--- BEGIN ---

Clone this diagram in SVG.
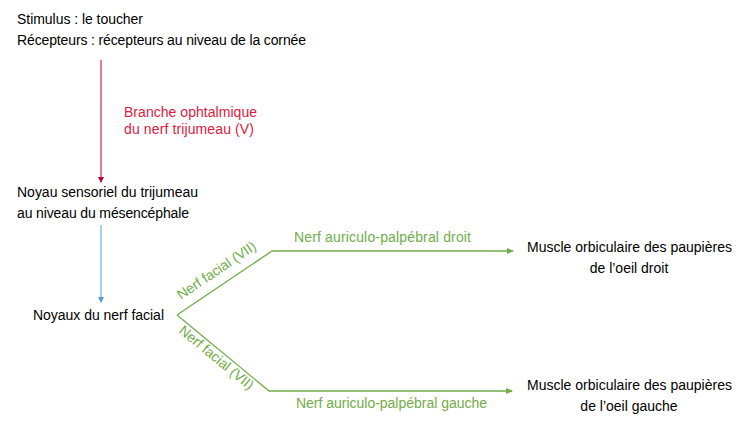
<svg xmlns="http://www.w3.org/2000/svg" width="753" height="431" viewBox="0 0 753 431">
<style>
text{font-family:"Liberation Sans",Arial,sans-serif;font-size:14px;fill:#000}
.r{fill:#E0193F}
.g{fill:#70AD47}
.lr{stroke:#C00030;stroke-width:1;fill:none}
.lb{stroke:#5B9BD5;stroke-width:1;fill:none}
.lg{stroke:#70AD47;stroke-width:1.3;fill:none}
</style>
<defs>
<marker id="mr" markerWidth="6" markerHeight="6" refX="5" refY="3" orient="auto" markerUnits="userSpaceOnUse"><path d="M0,0 L6,3 L0,6 z" fill="#C00030"/></marker>
<marker id="mb" markerWidth="6" markerHeight="6" refX="5" refY="3" orient="auto" markerUnits="userSpaceOnUse"><path d="M0,0 L6,3 L0,6 z" fill="#5B9BD5"/></marker>
<marker id="mg" markerWidth="7" markerHeight="6" refX="6" refY="3" orient="auto" markerUnits="userSpaceOnUse"><path d="M0,0 L7,3 L0,6 z" fill="#70AD47"/></marker>
</defs>
<g id="connectors">
<line class="lr" x1="101" y1="60" x2="101" y2="182" marker-end="url(#mr)"/>
<line class="lb" x1="101" y1="225" x2="101" y2="302" marker-end="url(#mb)"/>
<polyline class="lg" points="177,315 272,251 513,251" marker-end="url(#mg)"/>
<polyline class="lg" points="177,315 269,391 512,391" marker-end="url(#mg)"/>
<text class="r" x="124" y="117" textLength="133">Branche ophtalmique</text>
<text class="r" x="124" y="134" textLength="130">du nerf trijumeau (V)</text>
<text class="g" x="294" y="242" textLength="177">Nerf auriculo-palpébral droit</text>
<text class="g" x="296" y="408" textLength="191">Nerf auriculo-palpébral gauche</text>
<text class="g" transform="translate(181,300) rotate(-34)" textLength="92">Nerf facial (VII)</text>
<text class="g" transform="translate(178,332) rotate(39.5)" textLength="92">Nerf facial (VII)</text>
</g>
<g id="stimulus">
<text x="17" y="24" textLength="126">Stimulus : le toucher</text>
<text x="17" y="45" textLength="289">Récepteurs : récepteurs au niveau de la cornée</text>
</g>
<g id="noyau-sensoriel">
<text x="17" y="197" textLength="181">Noyau sensoriel du trijumeau</text>
<text x="17" y="218" textLength="172">au niveau du mésencéphale</text>
</g>
<g id="noyaux-facial">
<text x="33" y="320" textLength="131">Noyaux du nerf facial</text>
</g>
<g id="muscle-droit">
<text x="527" y="252" textLength="205">Muscle orbiculaire des paupières</text>
<text x="629" y="273" text-anchor="middle">de l’oeil droit</text>
</g>
<g id="muscle-gauche">
<text x="527" y="390" textLength="205">Muscle orbiculaire des paupières</text>
<text x="629" y="411" text-anchor="middle">de l’oeil gauche</text>
</g>
</svg>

--- END ---

Go through the listing above and quote it exactly, apart from its images.

Clone this diagram in SVG.
<svg xmlns="http://www.w3.org/2000/svg" width="753" height="431" viewBox="0 0 753 431">
<style>
text{font-family:"Liberation Sans",Arial,sans-serif;font-size:14px;fill:#000}
.r{fill:#E0193F}
.g{fill:#70AD47}
.lr{stroke:#C00030;stroke-width:1;fill:none}
.lb{stroke:#5B9BD5;stroke-width:1;fill:none}
.lg{stroke:#70AD47;stroke-width:1.3;fill:none}
</style>
<defs>
<marker id="mr" markerWidth="6" markerHeight="6" refX="5" refY="3" orient="auto" markerUnits="userSpaceOnUse"><path d="M0,0 L6,3 L0,6 z" fill="#C00030"/></marker>
<marker id="mb" markerWidth="6" markerHeight="6" refX="5" refY="3" orient="auto" markerUnits="userSpaceOnUse"><path d="M0,0 L6,3 L0,6 z" fill="#5B9BD5"/></marker>
<marker id="mg" markerWidth="7" markerHeight="6" refX="6" refY="3" orient="auto" markerUnits="userSpaceOnUse"><path d="M0,0 L7,3 L0,6 z" fill="#70AD47"/></marker>
</defs>
<g id="connectors">
<line class="lr" x1="101" y1="60" x2="101" y2="182" marker-end="url(#mr)"/>
<line class="lb" x1="101" y1="225" x2="101" y2="302" marker-end="url(#mb)"/>
<polyline class="lg" points="177,315 272,251 513,251" marker-end="url(#mg)"/>
<polyline class="lg" points="177,315 269,391 512,391" marker-end="url(#mg)"/>
<text class="r" x="124" y="117" textLength="133">Branche ophtalmique</text>
<text class="r" x="124" y="134" textLength="130">du nerf trijumeau (V)</text>
<text class="g" x="294" y="242" textLength="177">Nerf auriculo-palpébral droit</text>
<text class="g" x="296" y="408" textLength="191">Nerf auriculo-palpébral gauche</text>
<text class="g" transform="translate(181,300) rotate(-34)" textLength="92">Nerf facial (VII)</text>
<text class="g" transform="translate(178,332) rotate(39.5)" textLength="92">Nerf facial (VII)</text>
</g>
<g id="stimulus">
<text x="17" y="24" textLength="126">Stimulus : le toucher</text>
<text x="17" y="45" textLength="289">Récepteurs : récepteurs au niveau de la cornée</text>
</g>
<g id="noyau-sensoriel">
<text x="17" y="197" textLength="181">Noyau sensoriel du trijumeau</text>
<text x="17" y="218" textLength="172">au niveau du mésencéphale</text>
</g>
<g id="noyaux-facial">
<text x="33" y="320" textLength="131">Noyaux du nerf facial</text>
</g>
<g id="muscle-droit">
<text x="527" y="252" textLength="205">Muscle orbiculaire des paupières</text>
<text x="629" y="273" text-anchor="middle">de l’oeil droit</text>
</g>
<g id="muscle-gauche">
<text x="527" y="390" textLength="205">Muscle orbiculaire des paupières</text>
<text x="629" y="411" text-anchor="middle">de l’oeil gauche</text>
</g>
</svg>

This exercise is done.